JACKIE Baillie clashed with SNP MP David Linden after she claimed that people should support Labour because child poverty in Scotland is “too high”.
Appearing on Channel 4, Linden interrupted to ask what “parallel universe” Baillie was talking from, given that UK Labour supports the two-child cap on benefits.
Keir Starmer has refused to commit to scrapping the Tories’ policy, which prevents a person from claiming benefits for third or subsequent children, unless they can prove the child is a result of rape.
Scottish Labour has tried to play both sides, calling the policy “heinous” while also backing Starmer’s position.
Michael Shanks, the Labour candidate in the Rutherglen and Hamilton West by-election race to replace Margaret Ferrier, has claimed on the campaign trail that he would rebel against his party leader over the two-child cap.
The issue was brought up repeatedly as Baillie and Linden both appeared on Channel 4 to talk about the Rutherglen and Hamilton West by-election.
Asked if Labour were offering change, Linden responded: “The idea that the Labour Party somehow offers change will be met with a degree of incredulity in Rutherglen and Hamilton West given that we have a Labour Party that is thirled to the disgraceful two-child policy and appears also to support the Bedroom Tax.
“So I think when Jackie Baillie and her colleagues are going round the doors in Rutherglen and Hamilton West they will have to explain how they offer change whilst being thirled to Tory policy.”
In turn, Baillie (below) said she had been round “many, many doors in Rutherglen and Hamilton West and people are saying they think Scottish Labour can be the change that this constituency needs and indeed that the country needs”.
She claimed that a vote for Labour was an opportunity to both “boot out the Tories in No10” and hold the SNP government “to account”.
But Linden said that, while knocking doors, SNP campaigners had been hearing people ask: “Who is Keir Starmer? What does he stand for?”
He said that voters in Scotland saw Starmer only as a “pale imitation of the Tories”.
Baillie was then asked if Scotland’s voice at Westminster wouldn’t be better served by a large SNP group rather than a “bunch of compliant Scottish Labour MPs who have to subjugate their opposition to Keir Starmer’s policies”.
The Scottish Labour depute leader rejected the characterisation, saying her MPs would “stand up for people in Scotland”.
She went on: “We have had, frankly, a number of SNP MPs down at Westminster and they have not changed anything. Child poverty in Scotland, under their watch, remains too high.”
Here, Linden cut in: “In what parallel universe does Jackie have the temerity to lecture us on child poverty when her party supports a two-child limit?"

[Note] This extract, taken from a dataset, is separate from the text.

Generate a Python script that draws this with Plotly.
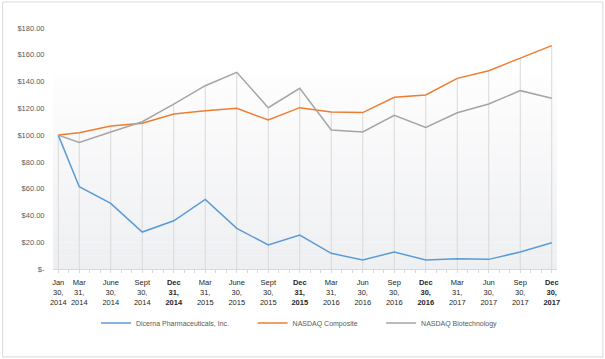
import plotly.graph_objects as go

# ---- data ----
dates = ["2014-01-30", "2014-03-31", "2014-06-30", "2014-09-30", "2014-12-31",
         "2015-03-31", "2015-06-30", "2015-09-30", "2015-12-31",
         "2016-03-31", "2016-06-30", "2016-09-30", "2016-12-30",
         "2017-03-31", "2017-06-30", "2017-09-30", "2017-12-30"]
tick_labels = ["Jan<br>30,<br>2014", "Mar<br>31,<br>2014", "June<br>30,<br>2014", "Sept<br>30,<br>2014",
               "<b>Dec<br>31,<br>2014</b>", "Mar<br>31,<br>2015", "June<br>30,<br>2015", "Sept<br>30,<br>2015",
               "<b>Dec<br>31,<br>2015</b>", "Mar<br>31,<br>2016", "Jun<br>30,<br>2016", "Sep<br>30,<br>2016",
               "<b>Dec<br>30,<br>2016</b>", "Mar<br>31,<br>2017", "Jun<br>30,<br>2017", "Sep<br>30,<br>2017",
               "<b>Dec<br>30,<br>2017</b>"]
dicerna = [100, 61.5, 49, 27.6, 36, 52, 30.4, 17.9, 25.4, 11.7, 6.7, 12.7, 6.7, 7.7, 7.2, 12.7, 19.6]
nasdaq_comp = [100, 101.8, 106.8, 108.8, 115.8, 118.2, 120, 111.3, 120.5, 117.3, 116.8, 128.2, 130,
               142.4, 148.1, 157.3, 166.8]
nasdaq_bio = [100, 94.6, 102.3, 110, 123.2, 136.9, 146.9, 120.5, 135, 103.8, 102.3, 114.8, 105.8,
              116.7, 123.2, 133.2, 127.5]
series_names = ["Dicerna Pharmaceuticals, Inc.", "NASDAQ Composite", "NASDAQ Biotechnology"]
y_ticks = [0, 20, 40, 60, 80, 100, 120, 140, 160, 180]
y_tick_labels = ["$-" if v == 0 else f"${v:.2f}" for v in y_ticks]

# month-based date axis (each point centred in its month slot)
def month_pos(d):
    y, m, _ = d.split("-")
    return (int(y) - 2014) * 12 + int(m) - 1 + 0.5

xs = [month_pos(d) for d in dates]

colors = ["#5b9bd5", "#ed7d31", "#a5a5a5"]
FONT = "Liberation Sans, Arial, sans-serif"

fig = go.Figure()

# drop lines from highest series value down to the axis
dx, dy = [], []
for i, x in enumerate(xs):
    top = max(dicerna[i], nasdaq_comp[i], nasdaq_bio[i])
    dx += [x, x, None]
    dy += [0, top, None]
fig.add_trace(go.Scatter(x=dx, y=dy, mode="lines", line=dict(color="#d9d9d9", width=1),
                         hoverinfo="skip", showlegend=False))

for vals, name, col, lg in zip([dicerna, nasdaq_comp, nasdaq_bio], series_names, colors,
                               ["legend", "legend2", "legend3"]):
    fig.add_trace(go.Scatter(x=xs, y=vals, mode="lines", name=name,
                             line=dict(color=col, width=1.5), legend=lg))

# gradient plot-area panel
shapes = []
n = 30
top_frac = 0.826
c0 = (254, 254, 254)
c1 = (238, 239, 242)
for k in range(n):
    t = k / (n - 1)
    c = tuple(round(c0[j] + (c1[j] - c0[j]) * t) for j in range(3))
    y1 = top_frac - top_frac * k / n
    y0 = top_frac - top_frac * (k + 1) / n
    shapes.append(dict(type="rect", xref="paper", yref="paper", x0=0, x1=1, y0=y0, y1=y1,
                       fillcolor=f"rgb{c}", line=dict(width=0), layer="below"))
# outer border
shapes.append(dict(type="rect", xref="paper", yref="paper", x0=-0.1, x1=1.091, y0=-0.365, y1=1.108,
                   line=dict(color="#d9d9d9", width=1), fillcolor="rgba(0,0,0,0)", layer="below"))

legend_common = dict(orientation="h", yanchor="middle", xanchor="left", bgcolor="rgba(0,0,0,0)",
                     font=dict(family=FONT, size=7, color="#595959"), y=-0.224)

fig.update_layout(
    width=605, height=359,
    margin=dict(l=53, r=48, t=28, b=90),
    paper_bgcolor="white", plot_bgcolor="rgba(0,0,0,0)",
    shapes=shapes,
    font=dict(family=FONT, size=7, color="#595959"),
    xaxis=dict(range=[0, 48], tickvals=xs, ticktext=tick_labels, showgrid=False,
               showline=True, linecolor="#d9d9d9", linewidth=1,
               ticks="outside", ticklen=3, tickcolor="#d9d9d9",
               minor=dict(tick0=0.5, dtick=1, ticks="outside", ticklen=3, tickcolor="#d9d9d9"),
               tickfont=dict(family=FONT, size=7.5, color="#262626"), zeroline=False,
               ticklabelstandoff=3),
    yaxis=dict(range=[0, 180], tickvals=y_ticks, ticktext=y_tick_labels, showgrid=False,
               showline=False, zeroline=False, ticks="outside", ticklen=6, tickcolor="rgba(0,0,0,0)",
               tickfont=dict(family=FONT, size=7.5, color="#595959")),
    legend=dict(x=0.0853, **legend_common),
    legend2=dict(x=0.396, **legend_common),
    legend3=dict(x=0.651, **legend_common),
)

fig.write_html("out.html", config={"displayModeBar": False},
               post_script="document.body.style.margin='0px';")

Baillie then cut in herself, saying: “I’m in Rutherglen, you’re not.”
But Linden went on: “A two-child limit that is tantamount to social engineering.”
Baillie then insisted that Labour had plans for an “ambitious child poverty strategy”.
Figures published in March showed that UK-wide child poverty figures were five percentage points higher than in Scotland.
Those figures only covered the period to March 2022, before the full roll-out of the Scottish Child Payment.
This policy, which is Scotland exclusive, sees every child north of the Border paid £25 per week regardless of their birth order.
It will go some way to mitigating the Tories’ two-child benefit cap, with an expert from the Institute for Fiscal Studies (IFS) saying earlier this month that the payment’s impact was likely to be “really quite significant”.
The Rutherglen and Hamilton West by-election is expected to take place in the autumn, with October a tentative date.
It was necessitated after Ferrier, a formerly SNP MP, was removed by her constituents through a recall petition.